Interferon-gamma (IFN-γ) is a key regulator of immune responses. A hallmark of IFN-γ responses is inducible nitric oxide (NO), driven primarily by nitric oxide synthase (NOS)2. In this study, we investigated the influence of NO on the IFN-γ-induced transcriptomic and metabolic changes in the RAW 264.7 macrophage cell line. IFN-γ activation led to NO-dependent lactate production and lower cell survival. Bulk RNA sequencing analysis identified genes differentially expressed early by IFN-γ that were either NO-independent or NO-dependent. Inhibition of NO modulated a minor subset of the transcriptome, notably affecting Klf6 (a tumor suppressor) and Zfp36 (a regulator of pro-inflammatory cytokines). Interestingly, both Klf6 and Zfp36 correlatively showed high expression in most cancers. The protein-protein interaction (PPI) network exhibited dense clustering with scale-free and small-world properties, identifying Stat1, Irf7, Irf1, Cxcl10, and Isg15 as top five hubs. Interestingly, the RNA seq analysis identified IFN-γ upregulated genes, Nampt, Pnp and Pnp2, to be involved in nicotinamide metabolism. This novel aspect was experimentally tested to show that IFN-γ induced NAD amounts in a NO-dependent manner.

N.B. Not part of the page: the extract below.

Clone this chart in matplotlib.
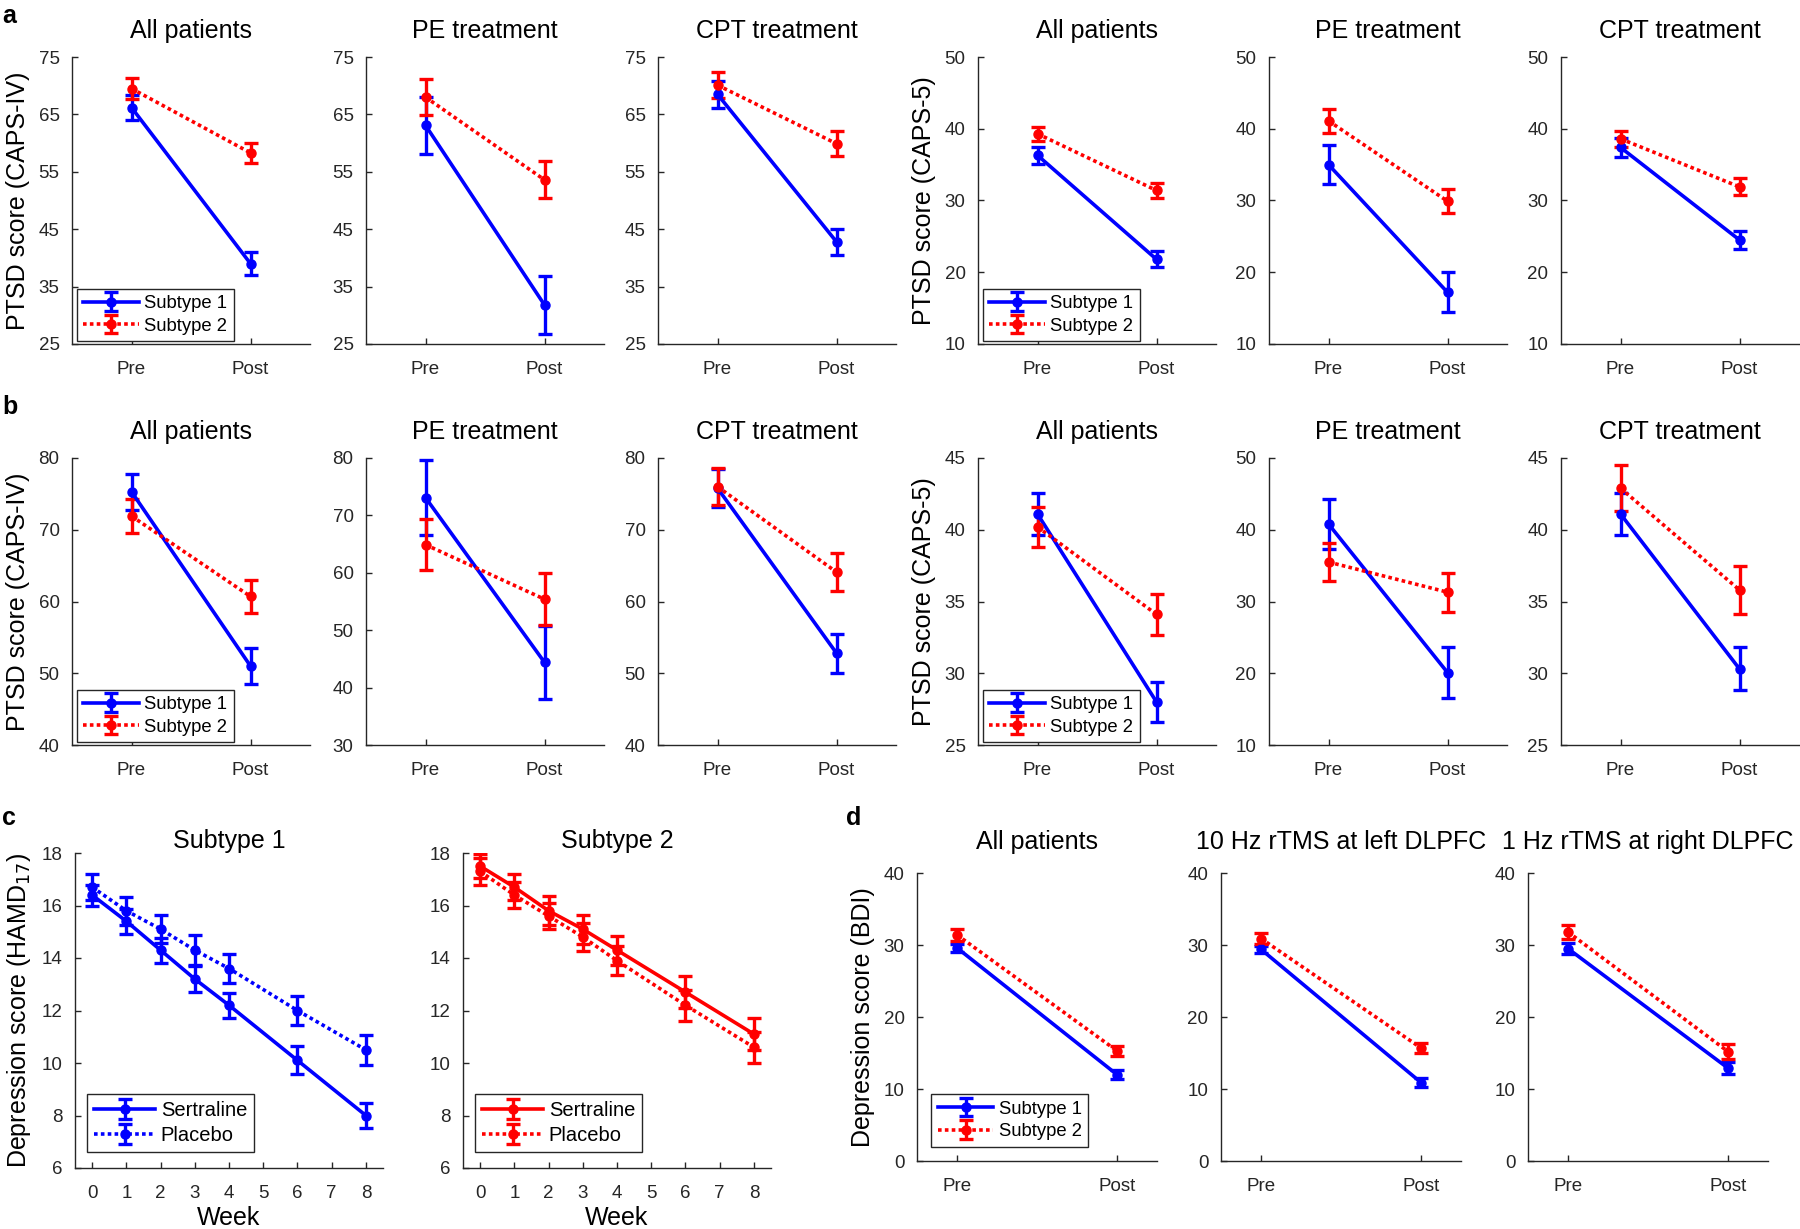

Importantly, the inhibition of purine nucleoside phosphorylase (PNP) which is involved in the endogenous pathway for NAD generation, lowered IFN-γ-induced nitrite and increased cell survival, demonstrating biological relevance of this study. Interestingly, NAMPT and PNP are expressed in multiple organs in humans and Epstein Barr Virus (EBV)-transformed lymphocytes. In addition, polymorphisms in NAMPT and PNP are associated with several diseases. Functionally, enriched nicotinamide metabolism by IFN-γ may regulate inflammatory responses and the implications of our findings are discussed.